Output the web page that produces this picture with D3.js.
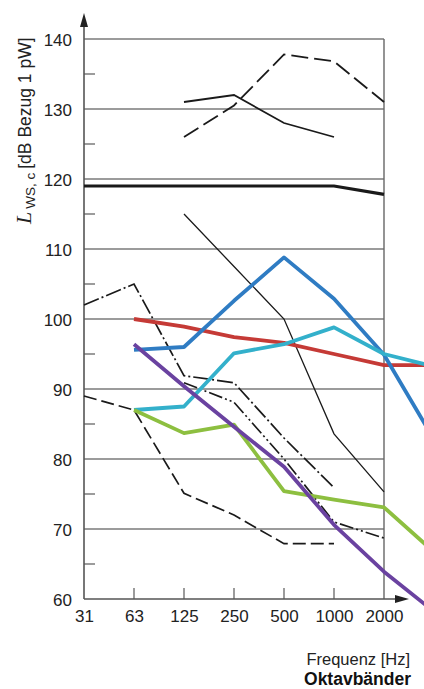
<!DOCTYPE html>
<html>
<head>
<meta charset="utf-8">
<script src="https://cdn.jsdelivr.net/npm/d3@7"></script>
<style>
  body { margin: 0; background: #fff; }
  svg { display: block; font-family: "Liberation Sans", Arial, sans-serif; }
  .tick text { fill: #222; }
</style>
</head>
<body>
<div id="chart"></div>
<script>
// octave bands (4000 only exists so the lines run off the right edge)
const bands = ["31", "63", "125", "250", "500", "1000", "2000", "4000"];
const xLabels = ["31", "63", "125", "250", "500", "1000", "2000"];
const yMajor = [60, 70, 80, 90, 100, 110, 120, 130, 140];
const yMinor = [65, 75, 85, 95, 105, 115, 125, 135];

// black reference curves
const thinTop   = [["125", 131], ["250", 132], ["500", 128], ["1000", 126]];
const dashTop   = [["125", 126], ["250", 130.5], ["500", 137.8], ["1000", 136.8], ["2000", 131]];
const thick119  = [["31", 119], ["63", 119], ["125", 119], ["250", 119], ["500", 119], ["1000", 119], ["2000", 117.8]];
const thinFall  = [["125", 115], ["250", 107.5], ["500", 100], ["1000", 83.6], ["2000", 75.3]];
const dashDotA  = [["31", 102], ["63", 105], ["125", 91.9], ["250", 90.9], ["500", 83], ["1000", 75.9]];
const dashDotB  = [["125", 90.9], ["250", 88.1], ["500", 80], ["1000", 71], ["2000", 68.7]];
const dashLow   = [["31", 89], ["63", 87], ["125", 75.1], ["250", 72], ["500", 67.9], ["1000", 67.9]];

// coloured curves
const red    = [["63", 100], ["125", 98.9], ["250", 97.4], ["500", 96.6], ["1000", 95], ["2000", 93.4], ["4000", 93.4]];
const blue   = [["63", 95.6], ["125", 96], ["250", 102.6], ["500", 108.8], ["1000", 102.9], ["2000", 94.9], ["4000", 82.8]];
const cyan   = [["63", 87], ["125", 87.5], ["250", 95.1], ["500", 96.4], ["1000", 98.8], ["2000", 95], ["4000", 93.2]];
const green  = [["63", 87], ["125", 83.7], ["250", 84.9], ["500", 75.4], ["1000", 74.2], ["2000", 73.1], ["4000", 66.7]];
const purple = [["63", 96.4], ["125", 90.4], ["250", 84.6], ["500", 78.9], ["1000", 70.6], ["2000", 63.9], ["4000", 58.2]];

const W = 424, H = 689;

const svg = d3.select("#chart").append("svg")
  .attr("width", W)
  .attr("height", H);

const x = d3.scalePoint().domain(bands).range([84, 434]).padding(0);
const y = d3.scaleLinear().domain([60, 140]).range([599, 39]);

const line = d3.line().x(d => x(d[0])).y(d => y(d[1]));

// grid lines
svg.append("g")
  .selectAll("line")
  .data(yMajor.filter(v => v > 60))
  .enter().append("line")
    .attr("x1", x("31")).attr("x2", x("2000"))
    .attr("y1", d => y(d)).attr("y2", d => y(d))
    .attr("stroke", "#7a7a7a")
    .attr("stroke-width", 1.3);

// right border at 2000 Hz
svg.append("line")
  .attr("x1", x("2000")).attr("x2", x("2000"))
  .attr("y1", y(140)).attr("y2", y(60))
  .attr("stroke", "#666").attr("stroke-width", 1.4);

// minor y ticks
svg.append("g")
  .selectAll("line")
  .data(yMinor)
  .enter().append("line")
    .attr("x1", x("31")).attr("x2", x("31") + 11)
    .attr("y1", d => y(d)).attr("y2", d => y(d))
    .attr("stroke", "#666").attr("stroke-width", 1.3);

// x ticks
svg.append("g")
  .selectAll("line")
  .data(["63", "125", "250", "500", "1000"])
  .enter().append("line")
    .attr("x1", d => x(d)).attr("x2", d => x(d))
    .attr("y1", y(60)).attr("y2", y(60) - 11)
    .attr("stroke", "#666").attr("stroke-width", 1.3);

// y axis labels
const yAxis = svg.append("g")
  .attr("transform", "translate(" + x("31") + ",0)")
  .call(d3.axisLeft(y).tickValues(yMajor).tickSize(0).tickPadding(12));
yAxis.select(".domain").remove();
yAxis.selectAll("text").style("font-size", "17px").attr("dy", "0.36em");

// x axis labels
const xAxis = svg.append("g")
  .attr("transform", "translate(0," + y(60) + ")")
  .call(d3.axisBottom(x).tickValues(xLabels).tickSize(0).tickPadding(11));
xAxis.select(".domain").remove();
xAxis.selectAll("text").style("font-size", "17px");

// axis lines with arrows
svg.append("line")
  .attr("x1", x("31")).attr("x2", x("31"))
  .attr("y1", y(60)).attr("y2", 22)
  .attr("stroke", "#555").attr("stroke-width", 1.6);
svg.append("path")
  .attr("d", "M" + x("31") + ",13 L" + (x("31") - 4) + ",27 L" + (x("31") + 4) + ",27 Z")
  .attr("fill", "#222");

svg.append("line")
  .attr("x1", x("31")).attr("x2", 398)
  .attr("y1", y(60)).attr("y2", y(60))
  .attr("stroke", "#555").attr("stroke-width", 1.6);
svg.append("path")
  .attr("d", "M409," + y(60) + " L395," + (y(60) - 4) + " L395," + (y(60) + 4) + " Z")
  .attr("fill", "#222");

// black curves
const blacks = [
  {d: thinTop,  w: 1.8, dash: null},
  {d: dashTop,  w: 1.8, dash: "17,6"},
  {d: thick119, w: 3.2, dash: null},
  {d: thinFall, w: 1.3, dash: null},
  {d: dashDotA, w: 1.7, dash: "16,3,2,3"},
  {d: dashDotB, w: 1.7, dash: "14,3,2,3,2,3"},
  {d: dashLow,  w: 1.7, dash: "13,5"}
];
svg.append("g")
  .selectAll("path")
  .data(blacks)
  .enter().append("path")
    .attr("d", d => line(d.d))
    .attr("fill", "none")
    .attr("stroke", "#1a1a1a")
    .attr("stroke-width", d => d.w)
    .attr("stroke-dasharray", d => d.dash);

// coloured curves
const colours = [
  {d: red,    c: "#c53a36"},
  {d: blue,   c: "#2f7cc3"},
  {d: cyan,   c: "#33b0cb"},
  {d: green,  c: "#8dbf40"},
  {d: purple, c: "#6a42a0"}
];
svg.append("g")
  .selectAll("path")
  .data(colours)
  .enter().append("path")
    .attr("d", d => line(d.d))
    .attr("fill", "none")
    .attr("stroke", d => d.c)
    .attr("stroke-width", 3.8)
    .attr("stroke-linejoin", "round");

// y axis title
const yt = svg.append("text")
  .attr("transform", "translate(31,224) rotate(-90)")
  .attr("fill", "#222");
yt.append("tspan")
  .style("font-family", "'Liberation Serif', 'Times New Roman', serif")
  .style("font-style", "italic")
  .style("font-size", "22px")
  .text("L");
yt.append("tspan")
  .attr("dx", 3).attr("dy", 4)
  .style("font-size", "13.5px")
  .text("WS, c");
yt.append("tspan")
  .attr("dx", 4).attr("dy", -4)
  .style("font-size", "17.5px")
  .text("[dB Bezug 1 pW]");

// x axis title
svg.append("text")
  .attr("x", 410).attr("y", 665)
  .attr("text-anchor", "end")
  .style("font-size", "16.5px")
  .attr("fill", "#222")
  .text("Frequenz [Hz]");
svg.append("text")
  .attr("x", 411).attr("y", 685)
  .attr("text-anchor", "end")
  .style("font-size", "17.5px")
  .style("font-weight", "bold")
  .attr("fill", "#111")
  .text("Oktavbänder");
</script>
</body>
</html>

== STATED GOAL ==
Copy out each line that contains the word "with".

== WRITTEN RESPONSE ==
Output the web page that produces this picture with D3.js.
// axis lines with arrows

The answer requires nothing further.